Over the past fifteen months, we have heard a litany of excuses about the difficulties of playing on the road in this league. Enough. Yes, it’s hard. Yes, the travel is long and sometimes the conditions are far from ideal. But everybody else does it. Since the Timbers joined MLS, only New England has done it worse than the boys in green.
Is this team as talented as elite MLS teams? No. But if the talent on the team were poor, the Timbers wouldn’t take nearly as many results into the 80th minute of games as they do. If the Timbers held every result they took into the last ten minutes, they would be sitting in fifth place in the West, breathing down Vancouver and Seattle’s neck with at least a game in hand on both. No, lack of talent isn’t the problem.
It’s mentality and preparation. In both regards, the coaching staff has to take responsibility for the team’s lack of production. It’s the coaching staff’s job to get the team ready to play. And right now, with regard to away matches, they’re failing fantastically.
Now, I don’t know if it’s inconvenient travel arrangements, poor practice habits, tepid pep talks, or something else. And to be honest, I don’t care. But it needs to be fixed. Now.
Over the past two weeks, there has been plenty of speculation about whether John Spencer will be fired during the season. I’m not sure we’re at that point just yet, but we get a lot closer every time we have to search the bottom of our pints for answers after road matches.
So if you’re wondering about John Spencer’s job status, forget about what the Timbers do at Jeld-Wen Field. Because, odds are, they will continue to do well. The home field advantage is just too great. Instead, everything should ride on what Spencer and his staff can get the team to do on the road. If it doesn’t improve, Spencer should be out.
Saturday was embarrassing. Just like it was last year. And Dallas away last year. And New England away this year. And Kansas City away last year. And all four Los Angeles away dates. And so many others. Enough.

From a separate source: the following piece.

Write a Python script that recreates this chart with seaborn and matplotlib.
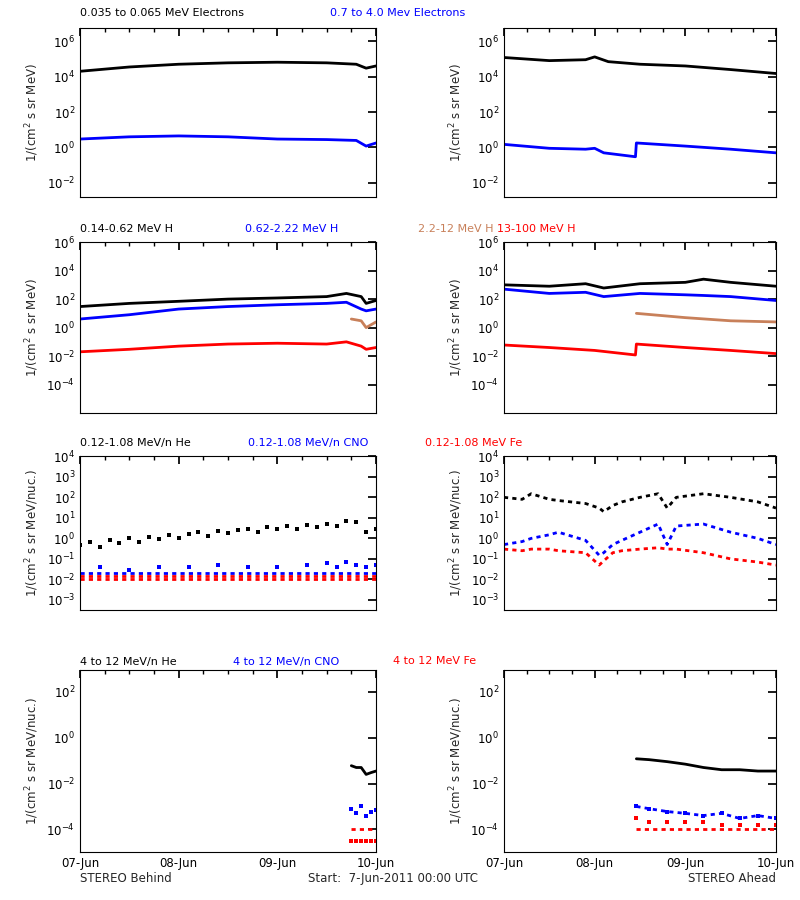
import matplotlib
matplotlib.use("Agg")
import matplotlib.pyplot as plt
import seaborn as sns
from matplotlib.ticker import FixedLocator, MultipleLocator, NullLocator

sns.set_theme(style="white")
plt.rcParams['font.family'] = ['DejaVu Sans']

BROWN = "#c8805a"

# ---- row 1: electrons ----
e_lo_L_t = [0, 0.5, 1, 1.5, 2, 2.5, 2.8, 2.9, 3]
e_lo_L = [2e4, 3.5e4, 5e4, 6e4, 6.5e4, 6e4, 5e4, 3e4, 4e4]
e_hi_L = [3, 4, 4.5, 4, 3, 2.8, 2.5, 1.2, 1.8]
e_lo_R_t = [0, 0.5, 0.9, 1.0, 1.15, 1.5, 2, 2.5, 3]
e_lo_R = [1.2e5, 8e4, 9e4, 1.3e5, 7e4, 5e4, 4e4, 2.5e4, 1.5e4]
e_hi_R_t = [0, 0.5, 0.9, 1.0, 1.1, 1.45, 1.46, 2, 2.5, 3]
e_hi_R = [1.5, 0.9, 0.8, 0.9, 0.5, 0.3, 1.8, 1.2, 0.8, 0.5]

# ---- row 2: protons ----
h_L_t = [0, 0.5, 1, 1.5, 2, 2.5, 2.7, 2.85, 2.9, 3]
h1_L = [30, 50, 70, 100, 120, 150, 250, 150, 50, 80]
h2_L = [4, 8, 20, 30, 40, 50, 60, 20, 15, 20]
h4_L = [0.02, 0.03, 0.05, 0.07, 0.08, 0.07, 0.1, 0.05, 0.03, 0.04]
h3_L_t = [2.75, 2.85, 2.9, 3]
h3_L = [4, 3, 1, 2.5]
h_R_t = [0, 0.5, 0.9, 1.1, 1.5, 2, 2.2, 2.5, 3]
h1_R = [1000, 800, 1200, 600, 1200, 1500, 2500, 1500, 800]
h2_R = [500, 250, 300, 150, 250, 200, 180, 150, 80]
h3_R_t = [1.46, 2, 2.5, 3]
h3_R = [10, 5, 3, 2.5]
h4_R_t = [0, 0.5, 1, 1.45, 1.46, 2, 2.5, 3]
h4_R = [0.06, 0.04, 0.025, 0.012, 0.07, 0.04, 0.025, 0.015]

# ---- row 3: low energy ions ----
he_L_t = [0, 0.1, 0.2, 0.3, 0.4, 0.5, 0.6, 0.7, 0.8, 0.9, 1.0, 1.1, 1.2, 1.3, 1.4,
          1.5, 1.6, 1.7, 1.8, 1.9, 2.0, 2.1, 2.2, 2.3, 2.4, 2.5, 2.6, 2.7, 2.8, 2.9, 3.0]
he_L = [0.5, 0.7, 0.4, 0.8, 0.6, 1.0, 0.7, 1.2, 0.9, 1.5, 1.1, 1.6, 2.0, 1.3, 2.2,
        1.8, 2.5, 3.0, 2.0, 3.5, 2.8, 4.0, 3.0, 4.5, 3.5, 5.0, 4.0, 7.0, 6.0, 2.0, 3.0]
cno_L_t = [0.2, 0.5, 0.8, 1.1, 1.4, 1.7, 2.0, 2.3, 2.5, 2.6, 2.7, 2.8, 2.9, 3.0]
cno_L = [0.04, 0.03, 0.04, 0.04, 0.05, 0.04, 0.04, 0.05, 0.06, 0.04, 0.07, 0.05, 0.04, 0.05]
lvl_t = [0, 0.5, 1, 1.5, 2, 2.5, 3]
cno_lvl = [0.02, 0.02, 0.02, 0.02, 0.02, 0.02, 0.02]
fe_lvl1 = [0.01, 0.01, 0.01, 0.01, 0.01, 0.01, 0.01]
fe_lvl2 = [0.015, 0.015, 0.015, 0.015, 0.015, 0.015, 0.015]
ion_R_t = [0, 0.2, 0.3, 0.5, 0.6, 0.9, 1.05, 1.1, 1.2, 1.3, 1.5, 1.7, 1.8, 1.9, 2.2, 2.5, 2.8, 3.0]
he_R = [100, 80, 150, 80, 70, 50, 30, 20, 40, 60, 100, 150, 30, 100, 150, 100, 60, 30]
cno_R = [0.5, 0.7, 1.0, 1.5, 2.0, 0.8, 0.15, 0.2, 0.5, 0.8, 2.0, 5.0, 0.5, 4.0, 5.0, 2.0, 1.0, 0.5]
fe_R = [0.3, 0.25, 0.3, 0.3, 0.25, 0.2, 0.05, 0.08, 0.2, 0.25, 0.3, 0.35, 0.3, 0.3, 0.2, 0.1, 0.07, 0.05]

# ---- row 4: high energy ions ----
he4_L_t = [2.75, 2.8, 2.85, 2.9, 2.95, 3.0]
he4_L = [0.06, 0.05, 0.05, 0.025, 0.03, 0.035]
cno4_L = [8e-4, 5e-4, 1e-3, 4e-4, 6e-4, 7e-4]
fe4_L = [1e-4, 1e-4, 1e-4, 1e-4, 1e-4, 1e-4]
fe4b_L = [3e-5, 3e-5, 3e-5, 3e-5, 3e-5, 3e-5]
he4_R_t = [1.46, 1.6, 1.8, 2.0, 2.2, 2.4, 2.6, 2.8, 3.0]
he4_R = [0.12, 0.11, 0.09, 0.07, 0.05, 0.04, 0.04, 0.035, 0.035]
cno4_R = [1e-3, 8e-4, 6e-4, 5e-4, 4e-4, 5e-4, 3e-4, 4e-4, 3e-4]
fe4_R = [1e-4, 1e-4, 1e-4, 1e-4, 1e-4, 1e-4, 1e-4, 1e-4, 1e-4]
fe4b_R = [3e-4, 2e-4, 2e-4, 2e-4, 2e-4, 1.5e-4, 1.5e-4, 1.5e-4, 1.5e-4]

day_labels = ["07-Jun", "08-Jun", "09-Jun", "10-Jun"]

fig = plt.figure(figsize=(8, 9), dpi=100)
lefts = [(0.10, 0.37), (0.63, 0.34)]
rows = [(0.781, 0.969), (0.541, 0.731), (0.322, 0.493), (0.053, 0.256)]
ylims = [(10**-2.8, 10**6.75), (1e-6, 1e6), (10**-3.5, 1e4), (1e-5, 10**2.97)]
yt = [[1e-2, 1, 1e2, 1e4, 1e6], [1e-4, 1e-2, 1, 1e2, 1e4, 1e6],
      [1e-3, 1e-2, 1e-1, 1, 1e1, 1e2, 1e3, 1e4], [1e-4, 1e-2, 1, 1e2]]
ylabs = ["1/(cm$^2$ s sr MeV)", "1/(cm$^2$ s sr MeV)",
         "1/(cm$^2$ s sr MeV/nuc.)", "1/(cm$^2$ s sr MeV/nuc.)"]

axes = {}
for r, (b, t) in enumerate(rows):
    for c, (l, w) in enumerate(lefts):
        ax = fig.add_axes([l, b, w, t - b])
        ax.set_yscale("log")
        ax.set_ylim(*ylims[r])
        ax.set_xlim(0, 3)
        ax.yaxis.set_major_locator(FixedLocator(yt[r]))
        ax.yaxis.set_minor_locator(NullLocator())
        ax.xaxis.set_major_locator(MultipleLocator(1))
        ax.xaxis.set_minor_locator(MultipleLocator(0.25))
        ax.tick_params(which="both", direction="in", top=True, right=True,
                       labelsize=8.5, colors="black")
        ax.tick_params(which="major", length=6)
        ax.tick_params(which="minor", length=3)
        if r == 3:
            ax.set_xticks([0, 1, 2, 3])
            ax.set_xticklabels(day_labels)
        else:
            ax.set_xticklabels([])
        ax.set_ylabel(ylabs[r], fontsize=8.5)
        for s in ax.spines.values():
            s.set_color("black")
            s.set_linewidth(0.8)
        axes[(r, c)] = ax

def line(ax, x, y, col):
    sns.lineplot(x=x, y=y, ax=ax, color=col, linewidth=2)

def dots(ax, x, y, col):
    sns.scatterplot(x=x, y=y, ax=ax, color=col, s=5, marker="s", linewidth=0)

def dashes(ax, x, y, col):
    sns.lineplot(x=x, y=y, ax=ax, color=col, linewidth=2, linestyle=(0, (1.5, 1.5)))

a = axes[(0, 0)]
line(a, e_lo_L_t, e_lo_L, "black"); line(a, e_lo_L_t, e_hi_L, "blue")
a = axes[(0, 1)]
line(a, e_lo_R_t, e_lo_R, "black"); line(a, e_hi_R_t, e_hi_R, "blue")

a = axes[(1, 0)]
line(a, h_L_t, h1_L, "black"); line(a, h_L_t, h2_L, "blue")
line(a, h3_L_t, h3_L, BROWN); line(a, h_L_t, h4_L, "red")
a = axes[(1, 1)]
line(a, h_R_t, h1_R, "black"); line(a, h_R_t, h2_R, "blue")
line(a, h3_R_t, h3_R, BROWN); line(a, h4_R_t, h4_R, "red")

a = axes[(2, 0)]
dots(a, he_L_t, he_L, "black"); dots(a, cno_L_t, cno_L, "blue")
dashes(a, lvl_t, cno_lvl, "blue"); dashes(a, lvl_t, fe_lvl2, "red")
dashes(a, lvl_t, fe_lvl1, "red")
a = axes[(2, 1)]
dashes(a, ion_R_t, he_R, "black")
dashes(a, ion_R_t, cno_R, "blue")
dashes(a, ion_R_t, fe_R, "red")

a = axes[(3, 0)]
line(a, he4_L_t, he4_L, "black"); dots(a, he4_L_t, cno4_L, "blue")
dashes(a, he4_L_t, fe4_L, "red"); dots(a, he4_L_t, fe4b_L, "red")
a = axes[(3, 1)]
line(a, he4_R_t, he4_R, "black"); dots(a, he4_R_t, cno4_R, "blue")
dashes(a, he4_R_t, cno4_R, "blue")
dashes(a, he4_R_t, fe4_R, "red"); dots(a, he4_R_t, fe4b_R, "red")

titles = [
    (0.985, [(80, "0.035 to 0.065 MeV Electrons", "black"), (330, "0.7 to 4.0 Mev Electrons", "blue")]),
    (0.745, [(80, "0.14-0.62 MeV H", "black"), (245, "0.62-2.22 MeV H", "blue"),
             (418, "2.2-12 MeV H", BROWN), (497, "13-100 MeV H", "red")]),
    (0.508, [(80, "0.12-1.08 MeV/n He", "black"), (248, "0.12-1.08 MeV/n CNO", "blue"),
             (425, "0.12-1.08 MeV Fe", "red")]),
    (0.265, [(80, "4 to 12 MeV/n He", "black"), (233, "4 to 12 MeV/n CNO", "blue"),
             (393, "4 to 12 MeV Fe", "red")]),
]
for y, items in titles:
    for x, txt, col in items:
        fig.text(x / 800, y, txt, color=col, fontsize=8, va="center")

fig.text(0.10, 0.02, "STEREO Behind", fontsize=8.5)
fig.text(0.385, 0.02, "Start:  7-Jun-2011 00:00 UTC", fontsize=8.5)
fig.text(0.97, 0.02, "STEREO Ahead", fontsize=8.5, ha="right")

fig.savefig("out.png", dpi=100)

 This won’t be a traditional match report. No narrative, no observations, and no grades. Why? Because they’d all be terrible, and I want to write that as much as you want to read it.
 And that’s just because they’ve played – and lost – one more game.
 Even Vancouver – who didn’t win on the road at all last year – has caught the Timbers in this category.
 It’s for this reason I find it hard to substantially fault Gavin Wilkinson and the rest of the scouting staff for the lack of success. They’re getting players that can put the team in position to be successful; they just don’t have a team that is able to finish it.